The request ->
Starting at the top of the entries below, write out each line up to and including the one containing "0.0, 0.0, 0.0]". Leave the pictures out.

Data records ->
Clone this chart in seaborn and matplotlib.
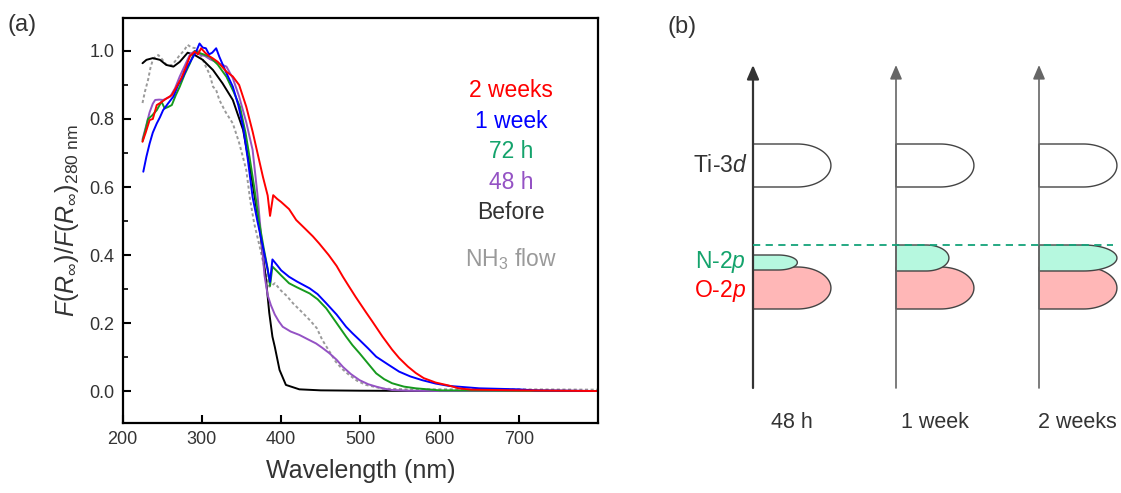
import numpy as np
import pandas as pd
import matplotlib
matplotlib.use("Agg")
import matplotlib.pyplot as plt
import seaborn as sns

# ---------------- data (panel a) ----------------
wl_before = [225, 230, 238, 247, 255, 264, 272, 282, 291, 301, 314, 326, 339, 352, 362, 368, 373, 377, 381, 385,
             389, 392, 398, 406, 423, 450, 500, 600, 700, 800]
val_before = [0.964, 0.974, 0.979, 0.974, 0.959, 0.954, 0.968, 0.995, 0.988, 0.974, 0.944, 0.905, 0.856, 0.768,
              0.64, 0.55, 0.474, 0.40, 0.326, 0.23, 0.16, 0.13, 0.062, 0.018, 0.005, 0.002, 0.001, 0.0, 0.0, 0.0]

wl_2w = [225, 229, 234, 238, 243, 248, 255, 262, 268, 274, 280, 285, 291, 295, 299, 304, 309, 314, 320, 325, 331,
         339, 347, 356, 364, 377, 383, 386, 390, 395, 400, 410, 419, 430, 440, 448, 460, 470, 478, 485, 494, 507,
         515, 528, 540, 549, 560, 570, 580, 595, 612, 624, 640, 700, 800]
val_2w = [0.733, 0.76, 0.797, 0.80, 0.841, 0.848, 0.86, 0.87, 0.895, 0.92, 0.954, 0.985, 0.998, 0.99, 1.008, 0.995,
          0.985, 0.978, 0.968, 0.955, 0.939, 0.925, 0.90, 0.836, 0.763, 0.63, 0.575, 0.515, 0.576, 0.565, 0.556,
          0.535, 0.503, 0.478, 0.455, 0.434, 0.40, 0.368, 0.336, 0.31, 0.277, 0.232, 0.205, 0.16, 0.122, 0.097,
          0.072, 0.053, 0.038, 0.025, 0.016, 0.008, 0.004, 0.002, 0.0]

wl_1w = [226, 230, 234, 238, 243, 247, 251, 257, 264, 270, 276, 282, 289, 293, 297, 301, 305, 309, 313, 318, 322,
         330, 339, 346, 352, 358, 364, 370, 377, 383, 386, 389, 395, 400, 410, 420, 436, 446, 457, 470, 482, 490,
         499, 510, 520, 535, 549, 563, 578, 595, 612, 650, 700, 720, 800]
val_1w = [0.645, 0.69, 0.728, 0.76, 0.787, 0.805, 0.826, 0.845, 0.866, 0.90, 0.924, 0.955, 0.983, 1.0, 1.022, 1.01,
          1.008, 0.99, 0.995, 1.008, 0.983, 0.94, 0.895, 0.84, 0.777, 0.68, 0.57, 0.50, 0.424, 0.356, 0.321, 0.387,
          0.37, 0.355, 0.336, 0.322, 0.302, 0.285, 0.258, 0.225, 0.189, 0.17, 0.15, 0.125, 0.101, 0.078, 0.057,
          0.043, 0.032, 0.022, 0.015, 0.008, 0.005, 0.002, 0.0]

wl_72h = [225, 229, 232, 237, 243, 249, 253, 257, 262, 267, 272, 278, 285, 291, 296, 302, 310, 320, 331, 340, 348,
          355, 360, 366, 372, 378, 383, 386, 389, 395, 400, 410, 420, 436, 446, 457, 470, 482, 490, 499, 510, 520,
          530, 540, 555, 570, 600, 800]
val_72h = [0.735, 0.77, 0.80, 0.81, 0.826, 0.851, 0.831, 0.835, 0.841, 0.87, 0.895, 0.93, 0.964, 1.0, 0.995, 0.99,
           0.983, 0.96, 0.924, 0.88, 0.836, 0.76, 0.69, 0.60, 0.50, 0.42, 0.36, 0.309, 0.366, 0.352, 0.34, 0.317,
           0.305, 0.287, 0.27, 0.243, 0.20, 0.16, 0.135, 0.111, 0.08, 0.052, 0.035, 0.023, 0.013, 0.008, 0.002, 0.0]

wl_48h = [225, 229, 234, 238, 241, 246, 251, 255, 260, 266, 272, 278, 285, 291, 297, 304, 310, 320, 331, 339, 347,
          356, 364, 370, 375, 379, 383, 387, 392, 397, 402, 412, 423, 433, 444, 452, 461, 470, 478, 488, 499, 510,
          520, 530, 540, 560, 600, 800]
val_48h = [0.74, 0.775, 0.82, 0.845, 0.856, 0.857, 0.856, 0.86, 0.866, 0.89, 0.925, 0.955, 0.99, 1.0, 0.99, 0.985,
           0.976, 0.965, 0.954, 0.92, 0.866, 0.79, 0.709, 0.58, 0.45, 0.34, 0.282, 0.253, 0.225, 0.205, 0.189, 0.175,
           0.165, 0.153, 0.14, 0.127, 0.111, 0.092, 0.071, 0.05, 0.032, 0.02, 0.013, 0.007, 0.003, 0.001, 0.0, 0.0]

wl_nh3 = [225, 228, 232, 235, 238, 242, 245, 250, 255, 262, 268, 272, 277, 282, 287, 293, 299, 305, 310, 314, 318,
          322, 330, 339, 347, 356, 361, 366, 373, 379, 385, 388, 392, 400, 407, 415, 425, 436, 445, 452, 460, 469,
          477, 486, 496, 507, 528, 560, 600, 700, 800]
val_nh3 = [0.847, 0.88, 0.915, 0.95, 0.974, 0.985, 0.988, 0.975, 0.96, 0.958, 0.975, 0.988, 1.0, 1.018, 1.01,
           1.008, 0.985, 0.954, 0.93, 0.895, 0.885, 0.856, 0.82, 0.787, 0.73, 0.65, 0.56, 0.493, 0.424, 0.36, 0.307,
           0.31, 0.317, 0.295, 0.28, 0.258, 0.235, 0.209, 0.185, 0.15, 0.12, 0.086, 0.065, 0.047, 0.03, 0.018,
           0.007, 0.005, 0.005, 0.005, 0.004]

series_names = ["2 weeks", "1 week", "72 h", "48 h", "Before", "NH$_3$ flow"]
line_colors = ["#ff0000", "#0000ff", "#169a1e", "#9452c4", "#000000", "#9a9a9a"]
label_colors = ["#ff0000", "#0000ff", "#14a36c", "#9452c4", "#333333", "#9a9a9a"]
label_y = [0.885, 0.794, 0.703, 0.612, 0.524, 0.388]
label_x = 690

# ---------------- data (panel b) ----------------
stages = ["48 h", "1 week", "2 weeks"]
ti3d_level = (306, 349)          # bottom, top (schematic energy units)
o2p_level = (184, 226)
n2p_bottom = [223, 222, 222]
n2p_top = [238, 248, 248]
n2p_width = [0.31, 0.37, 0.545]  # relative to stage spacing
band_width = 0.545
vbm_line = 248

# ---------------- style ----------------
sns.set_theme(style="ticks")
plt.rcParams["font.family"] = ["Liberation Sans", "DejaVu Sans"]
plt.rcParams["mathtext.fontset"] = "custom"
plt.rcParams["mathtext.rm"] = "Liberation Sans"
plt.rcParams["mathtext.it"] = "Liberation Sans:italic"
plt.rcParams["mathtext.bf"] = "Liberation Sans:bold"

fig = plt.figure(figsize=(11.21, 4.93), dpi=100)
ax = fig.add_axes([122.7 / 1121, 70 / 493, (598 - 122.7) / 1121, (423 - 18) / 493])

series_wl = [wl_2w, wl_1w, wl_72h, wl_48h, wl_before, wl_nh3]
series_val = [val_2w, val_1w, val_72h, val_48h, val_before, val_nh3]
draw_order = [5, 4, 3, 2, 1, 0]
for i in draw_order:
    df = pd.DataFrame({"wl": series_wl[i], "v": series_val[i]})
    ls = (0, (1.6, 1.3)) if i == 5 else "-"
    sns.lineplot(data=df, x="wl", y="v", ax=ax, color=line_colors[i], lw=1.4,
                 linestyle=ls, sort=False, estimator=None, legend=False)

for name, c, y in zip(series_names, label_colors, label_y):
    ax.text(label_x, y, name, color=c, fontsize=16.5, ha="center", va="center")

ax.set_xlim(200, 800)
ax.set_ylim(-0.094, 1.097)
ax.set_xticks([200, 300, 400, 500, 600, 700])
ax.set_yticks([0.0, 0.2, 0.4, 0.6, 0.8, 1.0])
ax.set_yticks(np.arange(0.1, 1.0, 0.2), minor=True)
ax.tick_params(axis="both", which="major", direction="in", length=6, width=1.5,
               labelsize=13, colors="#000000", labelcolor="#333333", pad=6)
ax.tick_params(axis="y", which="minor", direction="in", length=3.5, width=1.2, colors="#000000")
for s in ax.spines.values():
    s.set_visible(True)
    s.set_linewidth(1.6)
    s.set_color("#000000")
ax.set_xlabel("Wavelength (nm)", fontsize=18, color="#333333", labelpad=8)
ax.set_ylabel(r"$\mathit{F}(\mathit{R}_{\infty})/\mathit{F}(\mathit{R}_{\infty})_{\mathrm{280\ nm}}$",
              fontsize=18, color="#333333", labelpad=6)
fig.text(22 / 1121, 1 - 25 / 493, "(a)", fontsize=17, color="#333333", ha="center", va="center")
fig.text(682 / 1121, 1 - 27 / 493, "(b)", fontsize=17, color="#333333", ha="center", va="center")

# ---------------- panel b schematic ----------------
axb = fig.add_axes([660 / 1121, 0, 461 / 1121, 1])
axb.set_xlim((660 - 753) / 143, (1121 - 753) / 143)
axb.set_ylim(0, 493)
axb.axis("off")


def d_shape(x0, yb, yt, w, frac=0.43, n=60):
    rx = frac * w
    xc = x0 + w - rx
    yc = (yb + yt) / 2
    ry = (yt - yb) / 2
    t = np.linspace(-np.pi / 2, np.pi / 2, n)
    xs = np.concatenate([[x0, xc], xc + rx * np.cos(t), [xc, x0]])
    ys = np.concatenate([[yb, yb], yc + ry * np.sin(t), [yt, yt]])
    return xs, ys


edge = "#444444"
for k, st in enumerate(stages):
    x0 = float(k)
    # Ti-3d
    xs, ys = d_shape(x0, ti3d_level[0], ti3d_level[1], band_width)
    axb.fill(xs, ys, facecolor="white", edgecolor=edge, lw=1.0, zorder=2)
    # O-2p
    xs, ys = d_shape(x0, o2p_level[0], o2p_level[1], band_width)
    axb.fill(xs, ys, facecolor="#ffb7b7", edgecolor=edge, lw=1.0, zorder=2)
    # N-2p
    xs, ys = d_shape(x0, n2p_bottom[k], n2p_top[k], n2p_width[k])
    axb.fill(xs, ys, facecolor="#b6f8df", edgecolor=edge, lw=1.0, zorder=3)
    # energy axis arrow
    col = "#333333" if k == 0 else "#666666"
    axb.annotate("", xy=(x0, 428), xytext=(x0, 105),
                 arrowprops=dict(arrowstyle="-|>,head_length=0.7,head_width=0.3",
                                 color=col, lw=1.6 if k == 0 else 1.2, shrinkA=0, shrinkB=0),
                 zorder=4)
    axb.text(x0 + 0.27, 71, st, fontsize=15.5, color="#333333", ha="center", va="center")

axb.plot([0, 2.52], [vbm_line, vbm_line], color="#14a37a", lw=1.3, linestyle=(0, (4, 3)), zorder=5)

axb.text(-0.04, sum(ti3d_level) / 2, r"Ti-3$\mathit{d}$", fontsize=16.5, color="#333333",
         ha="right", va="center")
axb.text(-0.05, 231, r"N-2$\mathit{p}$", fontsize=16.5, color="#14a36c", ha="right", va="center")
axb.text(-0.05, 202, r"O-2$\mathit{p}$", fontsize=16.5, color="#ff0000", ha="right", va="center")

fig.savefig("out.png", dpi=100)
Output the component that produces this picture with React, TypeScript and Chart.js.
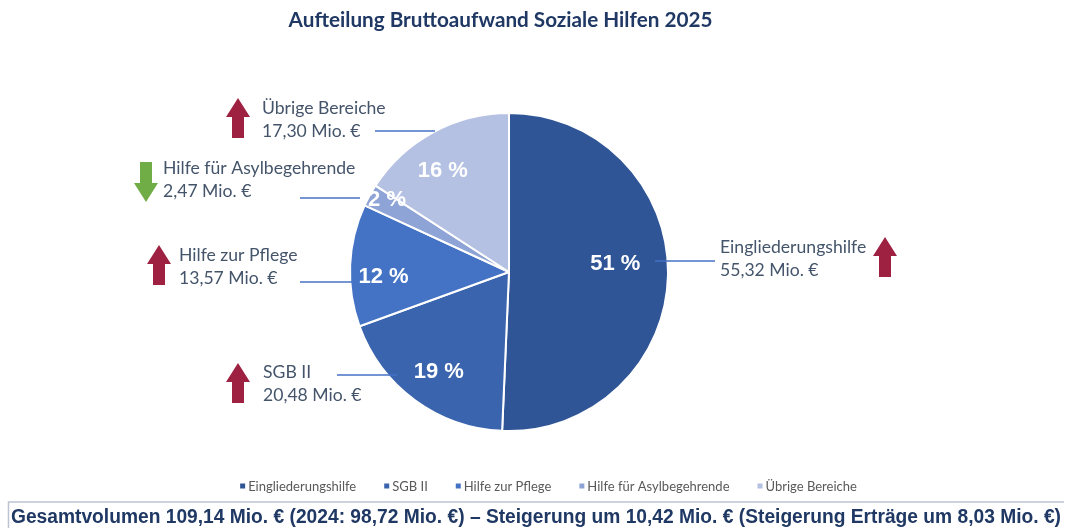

Result of the task ->
Clone this chart in seaborn and matplotlib.
import numpy as np
import pandas as pd
import matplotlib
matplotlib.use("Agg")
import matplotlib.pyplot as plt
import seaborn as sns

# ---------------- data (panel a) ----------------
wl_before = [225, 230, 238, 247, 255, 264, 272, 282, 291, 301, 314, 326, 339, 352, 362, 368, 373, 377, 381, 385,
             389, 392, 398, 406, 423, 450, 500, 600, 700, 800]
val_before = [0.964, 0.974, 0.979, 0.974, 0.959, 0.954, 0.968, 0.995, 0.988, 0.974, 0.944, 0.905, 0.856, 0.768,
              0.64, 0.55, 0.474, 0.40, 0.326, 0.23, 0.16, 0.13, 0.062, 0.018, 0.005, 0.002, 0.001, 0.0, 0.0, 0.0]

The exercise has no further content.